- Aim
Reproduce the listing below exactly, beginning with its first line and ending with the line that holds "return (r +"; pictures are not part of the copy.
##### Recorded data #####
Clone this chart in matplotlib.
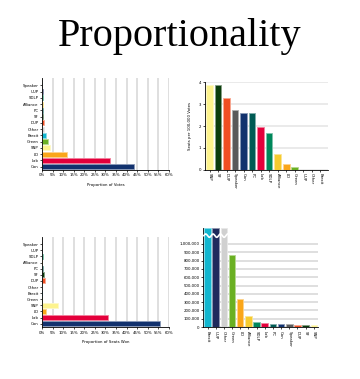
import numpy as np
import matplotlib
matplotlib.use("Agg")
import matplotlib.pyplot as plt
from matplotlib.colors import to_rgb
from matplotlib.ticker import FuncFormatter

# Party colours
party_colors = {
    "Con": "#12326e", "Lab": "#e4003b", "LD": "#faa61a", "SNP": "#fdf38e",
    "Green": "#6ab023", "Brexit": "#12b6cf", "Other": "#d0d0d0", "DUP": "#f04e23",
    "SF": "#0b3d0b", "PC": "#005b54", "Alliance": "#f6cb2f", "SDLP": "#00875a",
    "UUP": "#1f2a5c", "Speaker": "#5a5a5a",
}

# Horizontal bar charts (bottom to top)
share_parties = ["Con", "Lab", "LD", "SNP", "Green", "Brexit", "Other",
                 "DUP", "SF", "PC", "Alliance", "SDLP", "UUP", "Speaker"]
vote_share = [43.6, 32.1, 11.6, 3.9, 2.7, 2.0, 1.0, 0.8, 0.6, 0.5, 0.4, 0.4, 0.3, 0.1]
seat_share = [56.0, 31.1, 1.7, 7.4, 0.15, 0.0, 0.0, 1.2, 1.1, 0.6, 0.15, 0.3, 0.0, 0.15]
pct_ticks = [0, 5, 10, 15, 20, 25, 30, 35, 40, 45, 50, 55, 60]

# Seats per 100,000 votes
spv_parties = ["SNP", "SF", "DUP", "Speaker", "Con", "PC", "Lab", "SDLP",
               "Alliance", "LD", "Green", "UUP", "Other", "Brexit"]
seats_per_100k = [3.85, 3.85, 3.28, 2.75, 2.61, 2.61, 1.96, 1.68, 0.74, 0.29, 0.12, 0, 0, 0]

# Votes per seat (None = no seats won, bar broken off)
vps_parties = ["Brexit", "UUP", "Other", "Green", "LD", "Alliance", "SDLP", "Lab",
               "PC", "Con", "Speaker", "DUP", "SF", "SNP"]
votes_per_seat = [None, None, None, 865000, 333000, 134000, 60000, 50000,
                  38000, 38000, 36000, 30000, 26000, 24000]

TICK_FS = 2.8


def lighter(c, f=0.5):
    r, g, b = to_rgb(c)
    return (r + (1 - r) * f, g + (1 - g) * f, b + (1 - b) * f)


def style_axes(ax):
    for side in ["top", "right"]:
        ax.spines[side].set_visible(False)
    for side in ["left", "bottom"]:
        ax.spines[side].set_linewidth(0.6)
    ax.tick_params(axis="both", length=1.5, width=0.5, pad=1, labelsize=TICK_FS)
    ax.set_axisbelow(True)


def hbar_panel(ax, values, xlabel):
    y = np.arange(len(share_parties))
    cols = [party_colors[p] for p in share_parties]
    ax.barh(y, values, height=0.8, color=cols,
            edgecolor=[lighter(c) for c in cols], linewidth=0.6)
    ax.set_yticks(y)
    ax.set_yticklabels(share_parties)
    ax.set_xticks(pct_ticks)
    ax.xaxis.set_major_formatter(FuncFormatter(lambda v, p: f"{v:.0f}%"))
    ax.set_xlim(0, 60)
    ax.set_ylim(-0.55, 14.2)
    ax.grid(True, axis="x", color="#dcdcdc", linewidth=1.3)
    ax.set_xlabel(xlabel, fontsize=TICK_FS, labelpad=4)
    style_axes(ax)


fig = plt.figure(figsize=(3.6, 3.79), dpi=100)
fig.text(0.5, 0.905, "Proportionality", ha="center", va="center",
         fontsize=29, family="Liberation Serif")

# Top-left: proportion of votes
ax1 = fig.add_axes([0.117, 0.5515, 0.352, 0.243])
hbar_panel(ax1, vote_share, "Proportion of Votes")

# Bottom-left: proportion of seats
ax3 = fig.add_axes([0.117, 0.137, 0.352, 0.238])
hbar_panel(ax3, seat_share, "Proportion of Seats Won")

# Top-right: seats per 100,000 votes
ax2 = fig.add_axes([0.569, 0.5515, 0.342, 0.232])
x = np.arange(len(spv_parties))
cols = [party_colors[p] for p in spv_parties]
ax2.bar(x, seats_per_100k, width=0.78, color=cols,
        edgecolor=[lighter(c) for c in cols], linewidth=0.6)
ax2.set_xticks(x)
ax2.set_xticklabels(spv_parties, rotation=-90)
ax2.set_yticks([0, 1, 2, 3, 4])
ax2.set_ylim(0, 4)
ax2.set_xlim(-0.55, 13.9)
ax2.grid(True, axis="y", color="#e8e8e8", linewidth=1.3)
ax2.set_ylabel("Seats per 100,000 Votes", fontsize=TICK_FS, labelpad=5)
style_axes(ax2)

# Bottom-right: votes per seat
ax4 = fig.add_axes([0.564, 0.137, 0.319, 0.261])
ymax = 1190000
x = np.arange(len(vps_parties))
cols = [party_colors[p] for p in vps_parties]
heights = [ymax if v is None else v for v in votes_per_seat]
ax4.bar(x, heights, width=0.8, color=cols,
        edgecolor=[lighter(c) for c in cols], linewidth=0.6)
broken = [i for i, v in enumerate(votes_per_seat) if v is None]
if broken:
    wx = np.linspace(min(broken) - 0.45, max(broken) + 0.45, 300)
    wy = 1100000 + 20000 * np.sin((wx - wx[0]) * 2 * np.pi / 0.9)
    ax4.plot(wx, wy, color="white", linewidth=1.2, zorder=5)
ax4.set_xticks(x)
ax4.set_xticklabels(vps_parties, rotation=-90)
ax4.set_yticks(np.arange(0, 1000001, 100000))
ax4.yaxis.set_major_formatter(FuncFormatter(lambda v, p: f"{v:,.0f}"))
ax4.set_ylim(0, ymax)
ax4.set_xlim(-0.55, 13.5)
ax4.grid(True, axis="y", color="#dcdcdc", linewidth=1.3)
style_axes(ax4)

fig.savefig("out.png", dpi=100, facecolor="white")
#####
- Answer to the exercise
Clone this chart in matplotlib.
import numpy as np
import matplotlib
matplotlib.use("Agg")
import matplotlib.pyplot as plt
from matplotlib.colors import to_rgb
from matplotlib.ticker import FuncFormatter

# Party colours
party_colors = {
    "Con": "#12326e", "Lab": "#e4003b", "LD": "#faa61a", "SNP": "#fdf38e",
    "Green": "#6ab023", "Brexit": "#12b6cf", "Other": "#d0d0d0", "DUP": "#f04e23",
    "SF": "#0b3d0b", "PC": "#005b54", "Alliance": "#f6cb2f", "SDLP": "#00875a",
    "UUP": "#1f2a5c", "Speaker": "#5a5a5a",
}

# Horizontal bar charts (bottom to top)
share_parties = ["Con", "Lab", "LD", "SNP", "Green", "Brexit", "Other",
                 "DUP", "SF", "PC", "Alliance", "SDLP", "UUP", "Speaker"]
vote_share = [43.6, 32.1, 11.6, 3.9, 2.7, 2.0, 1.0, 0.8, 0.6, 0.5, 0.4, 0.4, 0.3, 0.1]
seat_share = [56.0, 31.1, 1.7, 7.4, 0.15, 0.0, 0.0, 1.2, 1.1, 0.6, 0.15, 0.3, 0.0, 0.15]
pct_ticks = [0, 5, 10, 15, 20, 25, 30, 35, 40, 45, 50, 55, 60]

# Seats per 100,000 votes
spv_parties = ["SNP", "SF", "DUP", "Speaker", "Con", "PC", "Lab", "SDLP",
               "Alliance", "LD", "Green", "UUP", "Other", "Brexit"]
seats_per_100k = [3.85, 3.85, 3.28, 2.75, 2.61, 2.61, 1.96, 1.68, 0.74, 0.29, 0.12, 0, 0, 0]

# Votes per seat (None = no seats won, bar broken off)
vps_parties = ["Brexit", "UUP", "Other", "Green", "LD", "Alliance", "SDLP", "Lab",
               "PC", "Con", "Speaker", "DUP", "SF", "SNP"]
votes_per_seat = [None, None, None, 865000, 333000, 134000, 60000, 50000,
                  38000, 38000, 36000, 30000, 26000, 24000]

TICK_FS = 2.8


def lighter(c, f=0.5):
    r, g, b = to_rgb(c)
    return (r + (1 - r) * f, g + (1 - g) * f, b + (1 - b) * f)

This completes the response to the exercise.